> **Given material**:

►

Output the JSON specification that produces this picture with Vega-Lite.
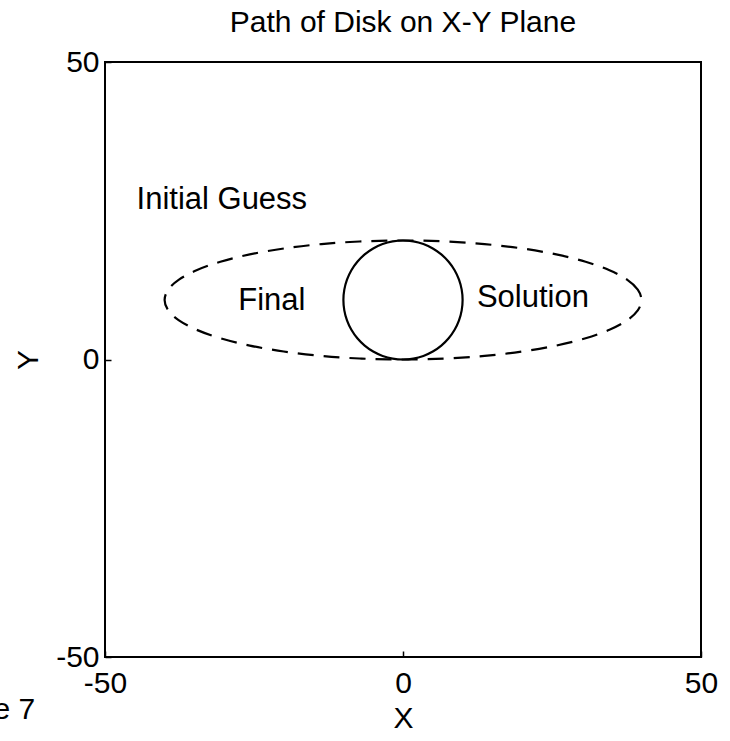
{
  "$schema": "https://vega.github.io/schema/vega-lite/v6.json",
  "width": 596,
  "height": 595,
  "autosize": {"type": "none"},
  "padding": {"left": 105, "top": 62, "right": 29, "bottom": 84},
  "background": "white",
  "title": {"text": "Path of Disk on X-Y Plane", "font": "Liberation Sans", "fontSize": 30, "fontWeight": "normal", "color": "black", "anchor": "middle", "offset": 9},
  "config": {
    "view": {"stroke": "black", "strokeWidth": 2},
    "axis": {"grid": false, "domain": false, "labelFont": "Liberation Sans", "labelFontSize": 30, "labelColor": "black", "titleFont": "Liberation Sans", "titleFontSize": 30, "titleFontWeight": "normal", "titleColor": "black", "tickColor": "black", "tickSize": -6, "tickWidth": 1.5, "labelFlush": false, "labelOverlap": false}
  },
  "datasets": {
    "circle": [
      {"t": 0, "x": 10, "y": 10}, {"t": 1, "x": 9.848, "y": 11.736}, {"t": 2, "x": 9.397, "y": 13.42}, {"t": 3, "x": 8.66, "y": 15},
      {"t": 4, "x": 7.66, "y": 16.428}, {"t": 5, "x": 6.428, "y": 17.66}, {"t": 6, "x": 5, "y": 18.66}, {"t": 7, "x": 3.42, "y": 19.397},
      {"t": 8, "x": 1.736, "y": 19.848}, {"t": 9, "x": 0, "y": 20}, {"t": 10, "x": -1.736, "y": 19.848}, {"t": 11, "x": -3.42, "y": 19.397},
      {"t": 12, "x": -5, "y": 18.66}, {"t": 13, "x": -6.428, "y": 17.66}, {"t": 14, "x": -7.66, "y": 16.428}, {"t": 15, "x": -8.66, "y": 15},
      {"t": 16, "x": -9.397, "y": 13.42}, {"t": 17, "x": -9.848, "y": 11.736}, {"t": 18, "x": -10, "y": 10}, {"t": 19, "x": -9.848, "y": 8.264},
      {"t": 20, "x": -9.397, "y": 6.58}, {"t": 21, "x": -8.66, "y": 5}, {"t": 22, "x": -7.66, "y": 3.572}, {"t": 23, "x": -6.428, "y": 2.34},
      {"t": 24, "x": -5, "y": 1.34}, {"t": 25, "x": -3.42, "y": 0.603}, {"t": 26, "x": -1.736, "y": 0.152}, {"t": 27, "x": 0, "y": 0},
      {"t": 28, "x": 1.736, "y": 0.152}, {"t": 29, "x": 3.42, "y": 0.603}, {"t": 30, "x": 5, "y": 1.34}, {"t": 31, "x": 6.428, "y": 2.34},
      {"t": 32, "x": 7.66, "y": 3.572}, {"t": 33, "x": 8.66, "y": 5}, {"t": 34, "x": 9.397, "y": 6.58}, {"t": 35, "x": 9.848, "y": 8.264}
    ],
    "ellipse": [
      {"t": 0, "x": 40, "y": 10}, {"t": 1, "x": 39.39, "y": 11.736}, {"t": 2, "x": 37.59, "y": 13.42}, {"t": 3, "x": 34.64, "y": 15},
      {"t": 4, "x": 30.64, "y": 16.428}, {"t": 5, "x": 25.71, "y": 17.66}, {"t": 6, "x": 20, "y": 18.66}, {"t": 7, "x": 13.68, "y": 19.397},
      {"t": 8, "x": 6.94, "y": 19.848}, {"t": 9, "x": 0, "y": 20}, {"t": 10, "x": -6.94, "y": 19.848}, {"t": 11, "x": -13.68, "y": 19.397},
      {"t": 12, "x": -20, "y": 18.66}, {"t": 13, "x": -25.71, "y": 17.66}, {"t": 14, "x": -30.64, "y": 16.428}, {"t": 15, "x": -34.64, "y": 15},
      {"t": 16, "x": -37.59, "y": 13.42}, {"t": 17, "x": -39.39, "y": 11.736}, {"t": 18, "x": -40, "y": 10}, {"t": 19, "x": -39.39, "y": 8.264},
      {"t": 20, "x": -37.59, "y": 6.58}, {"t": 21, "x": -34.64, "y": 5}, {"t": 22, "x": -30.64, "y": 3.572}, {"t": 23, "x": -25.71, "y": 2.34},
      {"t": 24, "x": -20, "y": 1.34}, {"t": 25, "x": -13.68, "y": 0.603}, {"t": 26, "x": -6.94, "y": 0.152}, {"t": 27, "x": 0, "y": 0},
      {"t": 28, "x": 6.94, "y": 0.152}, {"t": 29, "x": 13.68, "y": 0.603}, {"t": 30, "x": 20, "y": 1.34}, {"t": 31, "x": 25.71, "y": 2.34},
      {"t": 32, "x": 30.64, "y": 3.572}, {"t": 33, "x": 34.64, "y": 5}, {"t": 34, "x": 37.59, "y": 6.58}, {"t": 35, "x": 39.39, "y": 8.264}
    ],
    "labels": [
      {"x": -30.4, "y": 26.8, "label": "Initial Guess"},
      {"x": -22, "y": 9.9, "label": "Final"},
      {"x": 21.8, "y": 10.3, "label": "Solution"}
    ],
    "stray": [
      {"x": -61.7, "y": -58.9, "label": "e 7"}
    ]
  },
  "encoding": {
    "x": {"field": "x", "type": "quantitative", "scale": {"domain": [-50, 50], "nice": false, "zero": false}, "axis": {"title": "X", "values": [-50, 0, 50], "labelExpr": "'' + datum.value", "labelPadding": 17, "titlePadding": 5}},
    "y": {"field": "y", "type": "quantitative", "scale": {"domain": [-50, 50], "nice": false, "zero": false}, "axis": {"title": "Y", "values": [-50, 0, 50], "labelExpr": "'' + datum.value", "labelPadding": 12, "titlePadding": 12}}
  },
  "layer": [
    {
      "data": {"name": "ellipse"},
      "mark": {"type": "line", "interpolate": "cardinal-closed", "color": "black", "strokeWidth": 2.2, "strokeDash": [16, 10]},
      "encoding": {"order": {"field": "t", "type": "quantitative"}}
    },
    {
      "data": {"name": "circle"},
      "mark": {"type": "line", "interpolate": "cardinal-closed", "color": "black", "strokeWidth": 2.2},
      "encoding": {"order": {"field": "t", "type": "quantitative"}}
    },
    {
      "data": {"name": "labels"},
      "mark": {"type": "text", "font": "Liberation Sans", "fontSize": 31, "color": "black", "align": "center", "baseline": "middle"},
      "encoding": {"text": {"field": "label"}}
    },
    {
      "data": {"name": "stray"},
      "mark": {"type": "text", "font": "Liberation Sans", "fontSize": 30, "color": "black", "align": "right", "baseline": "middle", "clip": false},
      "encoding": {"text": {"field": "label"}}
    }
  ]
}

◄

> **What the task asks**: Output all of the data exactly as it stands, minus any images.

> **Response to this task**:
Output the JSON specification that produces this picture with Vega-Lite.
{
  "$schema": "https://vega.github.io/schema/vega-lite/v6.json",
  "width": 596,
  "height": 595,
  "autosize": {"type": "none"},
  "padding": {"left": 105, "top": 62, "right": 29, "bottom": 84},
  "background": "white",
  "title": {"text": "Path of Disk on X-Y Plane", "font": "Liberation Sans", "fontSize": 30, "fontWeight": "normal", "color": "black", "anchor": "middle", "offset": 9},
  "config": {
    "view": {"stroke": "black", "strokeWidth": 2},
    "axis": {"grid": false, "domain": false, "labelFont": "Liberation Sans", "labelFontSize": 30, "labelColor": "black", "titleFont": "Liberation Sans", "titleFontSize": 30, "titleFontWeight": "normal", "titleColor": "black", "tickColor": "black", "tickSize": -6, "tickWidth": 1.5, "labelFlush": false, "labelOverlap": false}
  },
  "datasets": {
    "circle": [
      {"t": 0, "x": 10, "y": 10}, {"t": 1, "x": 9.848, "y": 11.736}, {"t": 2, "x": 9.397, "y": 13.42}, {"t": 3, "x": 8.66, "y": 15},
      {"t": 4, "x": 7.66, "y": 16.428}, {"t": 5, "x": 6.428, "y": 17.66}, {"t": 6, "x": 5, "y": 18.66}, {"t": 7, "x": 3.42, "y": 19.397},
      {"t": 8, "x": 1.736, "y": 19.848}, {"t": 9, "x": 0, "y": 20}, {"t": 10, "x": -1.736, "y": 19.848}, {"t": 11, "x": -3.42, "y": 19.397},
      {"t": 12, "x": -5, "y": 18.66}, {"t": 13, "x": -6.428, "y": 17.66}, {"t": 14, "x": -7.66, "y": 16.428}, {"t": 15, "x": -8.66, "y": 15},
      {"t": 16, "x": -9.397, "y": 13.42}, {"t": 17, "x": -9.848, "y": 11.736}, {"t": 18, "x": -10, "y": 10}, {"t": 19, "x": -9.848, "y": 8.264},
      {"t": 20, "x": -9.397, "y": 6.58}, {"t": 21, "x": -8.66, "y": 5}, {"t": 22, "x": -7.66, "y": 3.572}, {"t": 23, "x": -6.428, "y": 2.34},
      {"t": 24, "x": -5, "y": 1.34}, {"t": 25, "x": -3.42, "y": 0.603}, {"t": 26, "x": -1.736, "y": 0.152}, {"t": 27, "x": 0, "y": 0},
      {"t": 28, "x": 1.736, "y": 0.152}, {"t": 29, "x": 3.42, "y": 0.603}, {"t": 30, "x": 5, "y": 1.34}, {"t": 31, "x": 6.428, "y": 2.34},
      {"t": 32, "x": 7.66, "y": 3.572}, {"t": 33, "x": 8.66, "y": 5}, {"t": 34, "x": 9.397, "y": 6.58}, {"t": 35, "x": 9.848, "y": 8.264}
    ],
    "ellipse": [
      {"t": 0, "x": 40, "y": 10}, {"t": 1, "x": 39.39, "y": 11.736}, {"t": 2, "x": 37.59, "y": 13.42}, {"t": 3, "x": 34.64, "y": 15},
      {"t": 4, "x": 30.64, "y": 16.428}, {"t": 5, "x": 25.71, "y": 17.66}, {"t": 6, "x": 20, "y": 18.66}, {"t": 7, "x": 13.68, "y": 19.397},
      {"t": 8, "x": 6.94, "y": 19.848}, {"t": 9, "x": 0, "y": 20}, {"t": 10, "x": -6.94, "y": 19.848}, {"t": 11, "x": -13.68, "y": 19.397},
      {"t": 12, "x": -20, "y": 18.66}, {"t": 13, "x": -25.71, "y": 17.66}, {"t": 14, "x": -30.64, "y": 16.428}, {"t": 15, "x": -34.64, "y": 15},
      {"t": 16, "x": -37.59, "y": 13.42}, {"t": 17, "x": -39.39, "y": 11.736}, {"t": 18, "x": -40, "y": 10}, {"t": 19, "x": -39.39, "y": 8.264},
      {"t": 20, "x": -37.59, "y": 6.58}, {"t": 21, "x": -34.64, "y": 5}, {"t": 22, "x": -30.64, "y": 3.572}, {"t": 23, "x": -25.71, "y": 2.34},
      {"t": 24, "x": -20, "y": 1.34}, {"t": 25, "x": -13.68, "y": 0.603}, {"t": 26, "x": -6.94, "y": 0.152}, {"t": 27, "x": 0, "y": 0},
      {"t": 28, "x": 6.94, "y": 0.152}, {"t": 29, "x": 13.68, "y": 0.603}, {"t": 30, "x": 20, "y": 1.34}, {"t": 31, "x": 25.71, "y": 2.34},
      {"t": 32, "x": 30.64, "y": 3.572}, {"t": 33, "x": 34.64, "y": 5}, {"t": 34, "x": 37.59, "y": 6.58}, {"t": 35, "x": 39.39, "y": 8.264}
    ],
    "labels": [
      {"x": -30.4, "y": 26.8, "label": "Initial Guess"},
      {"x": -22, "y": 9.9, "label": "Final"},
      {"x": 21.8, "y": 10.3, "label": "Solution"}
    ],
    "stray": [
      {"x": -61.7, "y": -58.9, "label": "e 7"}
    ]
  },
  "encoding": {
    "x": {"field": "x", "type": "quantitative", "scale": {"domain": [-50, 50], "nice": false, "zero": false}, "axis": {"title": "X", "values": [-50, 0, 50], "labelExpr": "'' + datum.value", "labelPadding": 17, "titlePadding": 5}},
    "y": {"field": "y", "type": "quantitative", "scale": {"domain": [-50, 50], "nice": false, "zero": false}, "axis": {"title": "Y", "values": [-50, 0, 50], "labelExpr": "'' + datum.value", "labelPadding": 12, "titlePadding": 12}}
  },
  "layer": [
    {
      "data": {"name": "ellipse"},
      "mark": {"type": "line", "interpolate": "cardinal-closed", "color": "black", "strokeWidth": 2.2, "strokeDash": [16, 10]},
      "encoding": {"order": {"field": "t", "type": "quantitative"}}
    },
    {
      "data": {"name": "circle"},
      "mark": {"type": "line", "interpolate": "cardinal-closed", "color": "black", "strokeWidth": 2.2},
      "encoding": {"order": {"field": "t", "type": "quantitative"}}
    },
    {
      "data": {"name": "labels"},
      "mark": {"type": "text", "font": "Liberation Sans", "fontSize": 31, "color": "black", "align": "center", "baseline": "middle"},
      "encoding": {"text": {"field": "label"}}
    },
    {
      "data": {"name": "stray"},
      "mark": {"type": "text", "font": "Liberation Sans", "fontSize": 30, "color": "black", "align": "right", "baseline": "middle", "clip": false},
      "encoding": {"text": {"field": "label"}}
    }
  ]
}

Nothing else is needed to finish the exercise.